▶ **DIRECTIVE**
Each line of the material must be repeated precisely, with the pictures left out.
[START]
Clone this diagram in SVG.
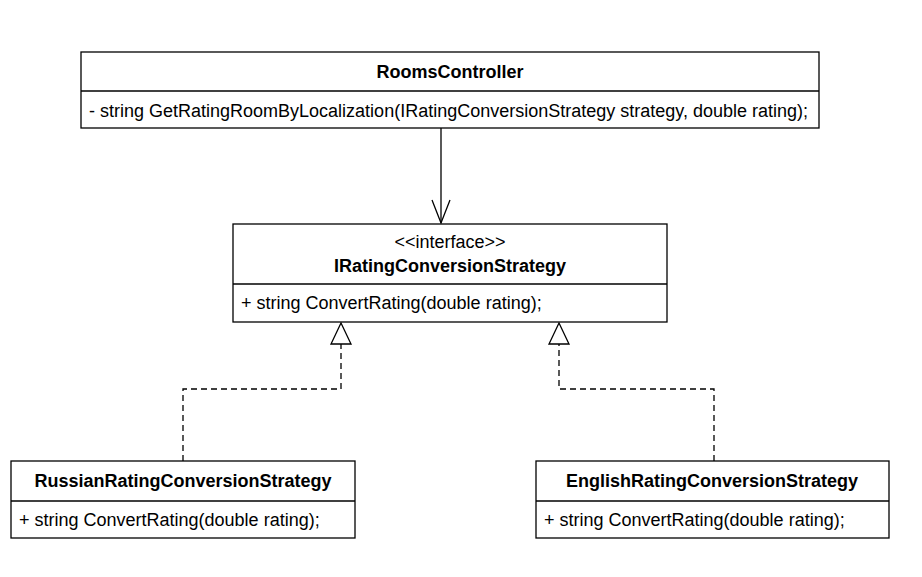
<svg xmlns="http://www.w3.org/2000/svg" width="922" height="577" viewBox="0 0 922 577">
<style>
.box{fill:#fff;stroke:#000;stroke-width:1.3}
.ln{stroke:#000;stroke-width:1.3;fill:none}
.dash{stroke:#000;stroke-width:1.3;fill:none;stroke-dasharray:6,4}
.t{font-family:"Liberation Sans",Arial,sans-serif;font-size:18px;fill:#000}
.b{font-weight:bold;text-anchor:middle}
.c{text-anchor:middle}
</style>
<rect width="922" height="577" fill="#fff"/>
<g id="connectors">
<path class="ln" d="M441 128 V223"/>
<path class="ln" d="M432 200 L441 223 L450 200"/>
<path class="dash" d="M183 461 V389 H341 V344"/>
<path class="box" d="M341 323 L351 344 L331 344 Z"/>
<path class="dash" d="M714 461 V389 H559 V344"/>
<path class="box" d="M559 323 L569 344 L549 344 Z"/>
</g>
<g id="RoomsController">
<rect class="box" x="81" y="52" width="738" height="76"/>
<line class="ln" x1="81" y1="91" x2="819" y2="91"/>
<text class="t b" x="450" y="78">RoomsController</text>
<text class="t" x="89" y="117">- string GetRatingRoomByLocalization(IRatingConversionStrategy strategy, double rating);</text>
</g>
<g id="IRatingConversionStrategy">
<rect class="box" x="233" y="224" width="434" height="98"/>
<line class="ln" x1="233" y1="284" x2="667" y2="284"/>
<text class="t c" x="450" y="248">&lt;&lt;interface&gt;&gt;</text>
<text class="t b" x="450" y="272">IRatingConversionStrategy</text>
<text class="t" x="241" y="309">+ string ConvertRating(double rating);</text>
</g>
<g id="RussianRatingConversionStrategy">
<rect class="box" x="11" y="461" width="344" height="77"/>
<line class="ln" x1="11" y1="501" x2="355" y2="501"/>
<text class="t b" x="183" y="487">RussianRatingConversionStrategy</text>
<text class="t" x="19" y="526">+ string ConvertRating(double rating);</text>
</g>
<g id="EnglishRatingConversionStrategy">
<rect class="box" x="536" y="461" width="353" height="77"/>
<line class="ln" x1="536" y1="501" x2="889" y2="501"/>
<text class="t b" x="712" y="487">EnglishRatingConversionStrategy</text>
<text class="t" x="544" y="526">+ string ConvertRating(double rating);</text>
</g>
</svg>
[END]
▶ **SOLUTION TO THIS EXERCISE**
Clone this diagram in SVG.
<svg xmlns="http://www.w3.org/2000/svg" width="922" height="577" viewBox="0 0 922 577">
<style>
.box{fill:#fff;stroke:#000;stroke-width:1.3}
.ln{stroke:#000;stroke-width:1.3;fill:none}
.dash{stroke:#000;stroke-width:1.3;fill:none;stroke-dasharray:6,4}
.t{font-family:"Liberation Sans",Arial,sans-serif;font-size:18px;fill:#000}
.b{font-weight:bold;text-anchor:middle}
.c{text-anchor:middle}
</style>
<rect width="922" height="577" fill="#fff"/>
<g id="connectors">
<path class="ln" d="M441 128 V223"/>
<path class="ln" d="M432 200 L441 223 L450 200"/>
<path class="dash" d="M183 461 V389 H341 V344"/>
<path class="box" d="M341 323 L351 344 L331 344 Z"/>
<path class="dash" d="M714 461 V389 H559 V344"/>
<path class="box" d="M559 323 L569 344 L549 344 Z"/>
</g>
<g id="RoomsController">
<rect class="box" x="81" y="52" width="738" height="76"/>
<line class="ln" x1="81" y1="91" x2="819" y2="91"/>
<text class="t b" x="450" y="78">RoomsController</text>
<text class="t" x="89" y="117">- string GetRatingRoomByLocalization(IRatingConversionStrategy strategy, double rating);</text>
</g>
<g id="IRatingConversionStrategy">
<rect class="box" x="233" y="224" width="434" height="98"/>
<line class="ln" x1="233" y1="284" x2="667" y2="284"/>
<text class="t c" x="450" y="248">&lt;&lt;interface&gt;&gt;</text>
<text class="t b" x="450" y="272">IRatingConversionStrategy</text>
<text class="t" x="241" y="309">+ string ConvertRating(double rating);</text>
</g>
<g id="RussianRatingConversionStrategy">
<rect class="box" x="11" y="461" width="344" height="77"/>
<line class="ln" x1="11" y1="501" x2="355" y2="501"/>
<text class="t b" x="183" y="487">RussianRatingConversionStrategy</text>
<text class="t" x="19" y="526">+ string ConvertRating(double rating);</text>
</g>
<g id="EnglishRatingConversionStrategy">
<rect class="box" x="536" y="461" width="353" height="77"/>
<line class="ln" x1="536" y1="501" x2="889" y2="501"/>
<text class="t b" x="712" y="487">EnglishRatingConversionStrategy</text>
<text class="t" x="544" y="526">+ string ConvertRating(double rating);</text>
</g>
</svg>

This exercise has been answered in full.